Agenda económica para el nuevo gobierno​

Los resultados económicos de la administración gubernamental que acaba de concluir fueron desfavorables. La información disponible sugiere que el crecimiento anual promedio del sexenio habría sido aproximadamente 0.8 por ciento, lo que implica una contracción del producto por habitante.

Durante este período, la economía mexicana estuvo afectada por la pandemia del Covid-19 y las disrupciones en las cadenas globales de suministro. Sin embargo, la naturaleza mundial de estos choques y el dinamismo económico inferior de México respecto al de Estados Unidos y de otras naciones ponen de manifiesto que el rezago de nuestro país obedeció a factores internos. La causa más evidente fue el enfoque de políticas públicas aplicado por el gobierno del expresidente Andrés Manuel López Obrador (AMLO), el cual exhibió tres características.

La primera consistió en el incremento de obstáculos a la iniciativa de los particulares que, entre otros, incluyeron prohibiciones a producir, como en el caso de la suspensión, en la práctica, de la reforma energética aprobada durante el sexenio previo, lo cual minó la rentabilidad de las inversiones realizadas y frenó nuevos proyectos. También, el gobierno cambió inesperadamente las condiciones de algunos contratos de provisión privada de obras públicas y aplicó discrecionalmente las leyes, agravando con ello la incertidumbre jurídica. Asimismo, el deterioro de la seguridad pública elevó el costo de operar y, en ocasiones, obligó a las empresas a retirarse de algunas regiones.

La segunda particularidad residió en la postura de AMLO de denostar la aspiración por una vida mejor y, en su lugar, exaltar la pobreza. Estos mensajes se reforzaron con la proliferación de transferencias monetarias a diferentes grupos de interés, que promovieron la dependencia de amplias capas de la población respecto de los apoyos gubernamentales.

La abundancia de los programas clientelares se realizó como si los recursos fueran gratuitos. La administración presumió los beneficios de los receptores, por ejemplo, la disminución de ciertos índices de pobreza de forma dependiente de las ayudas, e ignoró el costo de oportunidad que, aunque haya sido invisible, fue real. El sacrificio incurrido pudo ser elevado, ya sea por la producción privada eliminada o la menor provisión de bienes públicos, según haya sido la mejor alternativa.

El gobierno complementó las transferencias con incrementos extraordinarios de los salarios mínimos, aduciendo que éstos no conllevarían costo alguno. Aunque al principio la inhibición del empleo pudo haber sido baja, es probable que posteriormente se haya acrecentado, como se infiere del aumento de los empleos formales menor al de los dos sexenios previos.

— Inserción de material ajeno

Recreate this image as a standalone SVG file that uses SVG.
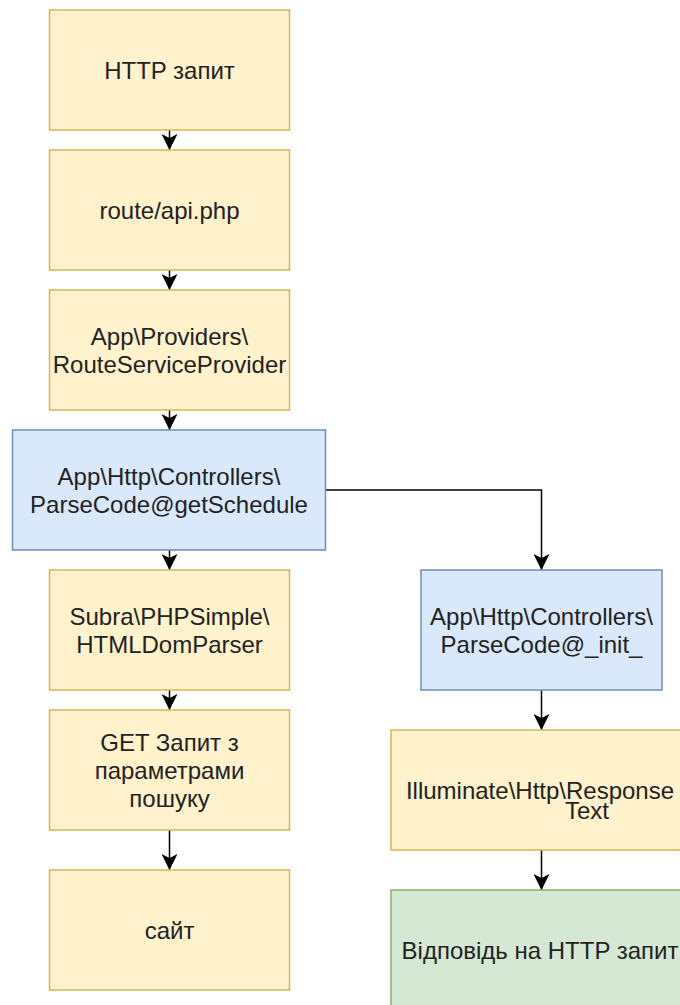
<svg xmlns="http://www.w3.org/2000/svg" width="680" height="1005" viewBox="0 0 680 1005">
  <style>
    .box rect { stroke-width: 1.5; }
    .yellow rect { fill: #fff2cc; stroke: #d6b656; }
    .blue rect { fill: #dae8fc; stroke: #6c8ebf; }
    .green rect { fill: #d5e8d4; stroke: #82b366; }
    text { font-family: "Liberation Sans", Arial, Helvetica, sans-serif; font-size: 24px; fill: #222; text-anchor: middle; }
    .edge { fill: none; stroke: #000; stroke-width: 1.5; }
  </style>
  <defs>
    <marker id="arrow" markerUnits="userSpaceOnUse" markerWidth="16" markerHeight="16" viewBox="0 0 16 16" refX="16" refY="8" orient="auto">
      <path d="M0,0 L16,8 L0,16 L4,8 Z" fill="#000"/>
    </marker>
  </defs>

  <rect width="680" height="1005" fill="#ffffff"/>

  <!-- connectors -->
  <g id="edges">
    <path class="edge" d="M169.5,130 V150" marker-end="url(#arrow)"/>
    <path class="edge" d="M169.5,270 V290" marker-end="url(#arrow)"/>
    <path class="edge" d="M169.5,410 V430" marker-end="url(#arrow)"/>
    <path class="edge" d="M169.5,550 V570" marker-end="url(#arrow)"/>
    <path class="edge" d="M169.5,690 V710" marker-end="url(#arrow)"/>
    <path class="edge" d="M169.5,830 V870" marker-end="url(#arrow)"/>
    <path class="edge" d="M325.5,490 H541.5 V570" marker-end="url(#arrow)"/>
    <path class="edge" d="M541.5,690 V730" marker-end="url(#arrow)"/>
    <path class="edge" d="M541.5,850 V890" marker-end="url(#arrow)"/>
  </g>

  <g id="http-request" class="box yellow">
    <rect x="49.5" y="10" width="240" height="120"/>
    <text x="169.5" y="79">HTTP запит</text>
  </g>

  <g id="route-api" class="box yellow">
    <rect x="49.5" y="150" width="240" height="120"/>
    <text x="169.5" y="219">route/api.php</text>
  </g>

  <g id="route-service-provider" class="box yellow">
    <rect x="49.5" y="290" width="240" height="120"/>
    <text x="169.5" y="345">App\Providers\</text>
    <text x="169.5" y="373">RouteServiceProvider</text>
  </g>

  <g id="get-schedule" class="box blue">
    <rect x="12.5" y="430" width="313" height="120"/>
    <text x="169" y="485">App\Http\Controllers\</text>
    <text x="169" y="513">ParseCode@getSchedule</text>
  </g>

  <g id="html-dom-parser" class="box yellow">
    <rect x="49.5" y="570" width="240" height="120"/>
    <text x="169.5" y="625">Subra\PHPSimple\</text>
    <text x="169.5" y="653">HTMLDomParser</text>
  </g>

  <g id="get-request" class="box yellow">
    <rect x="49.5" y="710" width="240" height="120"/>
    <text x="169.5" y="751">GET Запит з</text>
    <text x="169.5" y="779">параметрами</text>
    <text x="169.5" y="807">пошуку</text>
  </g>

  <g id="site" class="box yellow">
    <rect x="49.5" y="870" width="240" height="120"/>
    <text x="169.5" y="939">сайт</text>
  </g>

  <g id="parse-init" class="box blue">
    <rect x="421" y="570" width="241" height="120"/>
    <text x="541.5" y="625">App\Http\Controllers\</text>
    <text x="541.5" y="653">ParseCode@_init_</text>
  </g>

  <g id="response" class="box yellow">
    <rect x="391" y="730" width="301" height="120"/>
    <text x="540" y="799">Illuminate\Http\Response</text>
    <text x="587" y="819">Text</text>
  </g>

  <g id="http-answer" class="box green">
    <rect x="391" y="890" width="301" height="120"/>
    <text x="540" y="959">Відповідь на HTTP запит</text>
  </g>
</svg>
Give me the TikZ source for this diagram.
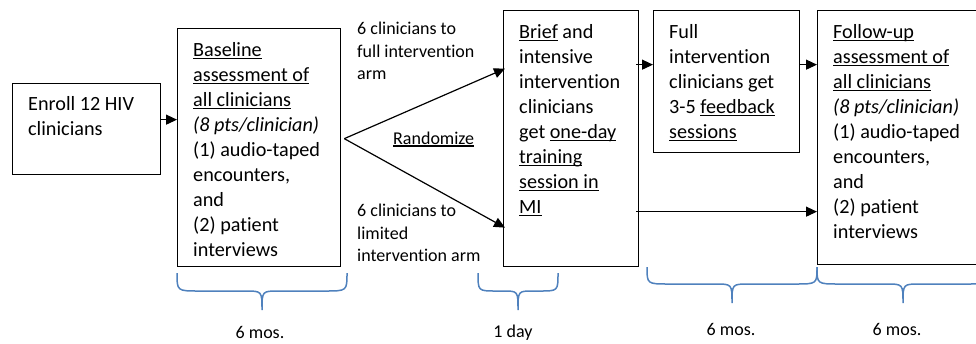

La tercera característica estribó en el dispendio fiscal, reflejado en la suspensión de la construcción avanzada del Nuevo Aeropuerto Internacional de la Ciudad de México, así como la dedicación de una parte notable del presupuesto a obras de exigua o nula productividad, como el Aeropuerto Felipe Angeles, el Tren Maya y la Refinería de Dos Bocas. Una vez más, el costo de oportunidad de este desperdicio podría contribuir a explicar el bajo dinamismo de la economía.

Si la nueva administración desea obtener mejores resultados económicos, supuesto sujeto a verificación, debería cambiar drásticamente de rumbo. Hacer más de lo mismo, como lo apuntan algunos proyectos de la presidenta Claudia Sheinbaum (CS), en un entorno institucional en deterioro, presagiaría un desempeño inferior al del sexenio de AMLO. Las siguientes condiciones ilustrarían el cambio deseable.

Convendría que CS favoreciera una visión económica ambiciosa de país. Si bien existen tareas impostergables, como la reducción del déficit fiscal para apoyar la estabilidad financiera, la estrategia debería privilegiar el largo plazo sobre el corto, así como la consolidación de bases que promuevan el progreso, sobre los ajustes superficiales.

Además, el gobierno necesitaría desaparecer, cuanto antes, los obstáculos a la inversión, removiendo las prohibiciones, simplificando las regulaciones, proporcionado certeza jurídica y combatiendo la inseguridad. La lucha contra la delincuencia ha fallado, entre otras razones, porque ha partido de un diagnóstico incompleto de las causas, al ignorar la escasa persecución y la baja probabilidad de castigo por los delitos.

Finalmente, el diseño de la política gubernamental requeriría considerar los incentivos y los efectos colaterales generados, mientras que el uso de recursos debería tener en cuenta el costo de oportunidad, el impacto de largo plazo y el efecto sobre toda la sociedad. Es preciso que el entusiasmo por la pobreza y la tutela gubernamental sea remplazado por la promoción de la independencia y la superación personal.